Sunday, April 30, 2006

Tom Friedman looks at the big picture

Tom Friedman, whom I don't read much since the New York Times pay-to-read decision that put the paper's intellectual market share out of its misery by shooting it in the head, has suddenly reappeared in my mailbox via someone's foolish notion that I would find his most recent struggle with an idea worthy of study.

And indeed Tom Friedman's struggles with ideas are always instructive, in the sense that the sight of wreckage on a bad curve on the highway is instructive. In this case, Tom has stepped out of his office suite and wandered into the heartland, and found that the price of gasoline is high.
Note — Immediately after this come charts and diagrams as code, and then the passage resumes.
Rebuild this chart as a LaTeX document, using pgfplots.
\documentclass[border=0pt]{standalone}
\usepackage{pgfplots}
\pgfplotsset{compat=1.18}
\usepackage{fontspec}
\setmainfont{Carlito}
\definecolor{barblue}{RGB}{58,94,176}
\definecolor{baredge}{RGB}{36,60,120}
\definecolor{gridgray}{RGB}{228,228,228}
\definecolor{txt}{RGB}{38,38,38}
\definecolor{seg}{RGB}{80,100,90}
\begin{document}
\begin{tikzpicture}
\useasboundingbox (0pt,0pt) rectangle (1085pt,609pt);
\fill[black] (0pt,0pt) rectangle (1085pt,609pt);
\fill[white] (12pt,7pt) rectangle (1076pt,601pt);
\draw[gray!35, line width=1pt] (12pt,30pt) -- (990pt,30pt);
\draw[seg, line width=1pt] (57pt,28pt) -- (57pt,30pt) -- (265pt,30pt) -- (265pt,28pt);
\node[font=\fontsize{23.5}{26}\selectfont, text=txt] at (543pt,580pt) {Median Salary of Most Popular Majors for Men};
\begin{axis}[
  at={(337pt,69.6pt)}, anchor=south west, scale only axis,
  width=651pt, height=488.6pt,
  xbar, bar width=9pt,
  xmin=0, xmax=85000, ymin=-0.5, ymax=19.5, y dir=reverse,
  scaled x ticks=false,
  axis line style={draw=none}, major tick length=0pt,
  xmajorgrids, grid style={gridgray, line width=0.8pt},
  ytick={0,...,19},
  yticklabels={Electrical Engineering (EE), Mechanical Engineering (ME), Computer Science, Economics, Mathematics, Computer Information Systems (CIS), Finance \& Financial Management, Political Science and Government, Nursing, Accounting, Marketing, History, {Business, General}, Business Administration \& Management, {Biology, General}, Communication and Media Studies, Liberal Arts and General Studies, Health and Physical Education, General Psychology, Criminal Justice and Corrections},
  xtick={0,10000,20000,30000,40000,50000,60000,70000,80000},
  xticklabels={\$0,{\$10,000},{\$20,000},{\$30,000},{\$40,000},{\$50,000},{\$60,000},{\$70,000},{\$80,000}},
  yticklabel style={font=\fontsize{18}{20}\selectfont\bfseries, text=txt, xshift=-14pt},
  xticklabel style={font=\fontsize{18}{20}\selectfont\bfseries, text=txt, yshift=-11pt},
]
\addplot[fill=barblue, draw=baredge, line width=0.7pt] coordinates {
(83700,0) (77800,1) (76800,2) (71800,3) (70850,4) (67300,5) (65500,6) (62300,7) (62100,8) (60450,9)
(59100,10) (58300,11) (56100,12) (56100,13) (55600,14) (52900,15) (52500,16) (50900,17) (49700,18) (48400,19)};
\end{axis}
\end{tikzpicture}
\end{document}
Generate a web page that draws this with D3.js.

One imagines this discovery accompanied by a dramatic clapping of his own hand to his own forehead, along with a firm resolution to alert the world and rush into print.

So, his early warning sensors having alerted him to this crisis--my guess is that he overheard his driver grumble about gas prices--he sets to work finding its cause, which he immediately discovers is: dependence on foreign crude oil, announced like you heard it here first. Excited by the insight, he declares it to be the "most important geostrategic and geoeconomic challenge of our time," for four reasons. Friedman has a thing about numbering stuff, as well as about polysyllabic challenges.

First, we are financing both sides in the war on terror, i.e., paying for the war in Iraq and paying Saudi fundamentalists for oil. OK.

Second, continued dependence on fossil fuels will hasten global warming, given that all the other inhabitants of global flat-earth want cars too. He immediately intuits a silver lining to this cloud, in that energy efficiency is a potential new global industry that we can dominate, if we impose tougher standards on our own businesses, so they will get in on the ground floor. Like, fat chance. But he does not linger here.

Third, because of the "steady climb in oil prices" (brought to us, by the way, by the free market) the previously unstoppable-seeming wave of free markets is going to be "stymied" by "petro-authoritarian states." It has never occurred to Tom that if such states--Russia and Nigeria and Saudi Arabia and Venezuela--are doing so very nicely through the operation of the free market, there might be something wrong with the free market. That can never occur to Tom Friedman, because his head would explode.

The solution to the steady climb in oil prices is to "bring down the price of crude." How one does that, with a globalized free market, and global demand increasing much faster than global supply, would seem to be the question of the day, eh, Tom?

Plus, number four, we will never plant the seeds of democracy in the middle east if we don't bring down the price of oil.

At this point Tom Friedman plays President (or God, as he used to be called) and says we need to _raise_ gasoline taxes, which shows, sweet Jesus--I am driven here to use an aphorism so hackneyed that Tom Friedman must have already used it somewhere himself--that a stopped clock can be right twice a day, though in Tom Friedman's case he is only doing half as well as the clock. Increased gasoline taxes are a good idea, and like most good ideas in America, politically impossible.

Then he goes from the ridiculous to the sublimely ridiculous by finding the legislative solution to the problem in the "bipartisan" Fuel Choices for American Security Act, which supposedly will require cars to run on fuels other than gasoline. The bill would give Detroit big subsides for this.

Then, having exhausted his fund of solutions (never fear, he will be back), he warns us that if both parties shirk the energy challenge as he sees it, there will be a third party rising to prominence in the 2008 election, the "Geo-Green Party."

If some blogger said this, he would be thought mad. Tom Friedman's reputation for good-natured sincerity, if not the soulful earnestness of a labrador retriever bringing you a piece of waterlogged wood, protects him from this. Another reason why I can never write for the New York Times.

Nowhere, in the entire column, is there any mention the fact that world oil production has been stalled for a year at about 84 million barrels a day even as very reasonable projections for world economic growth require production of 120 million barrels per day within a few short years, a level of production which cannot be reached unless Jesus returns to earth and turns water into oil--maybe the Black Sea. There is some hint that Tom Friedman recognizes the inexorable rise in world demand, but he is clueless about peak oil.

It doesn't seem to enter his head that coming radical disparity between supply and demand is something our present political institutions will have a lot of trouble dealing with--like I said, what politician is gonna seriously propose raising gasoline taxes? Nor does it enter his head that shifting a small percentage of our oil imports over to farm subsidies for corn ethanol does not really address the problem.

Radical lifestyle restructuring is not his cup of tea, nor is forecasting wreckage on a bad economic curve in the absence of such restructuring.

Meanwhile, Saudi Arabia quietly announced the other day that the Kingdom's mature oil fields (which include Ghawar, the world's largest) are declining at a rate of 8% per year, but that with new production from expected new discoveries, they hope to reduce the projected decline in Saudi production to 2% per year.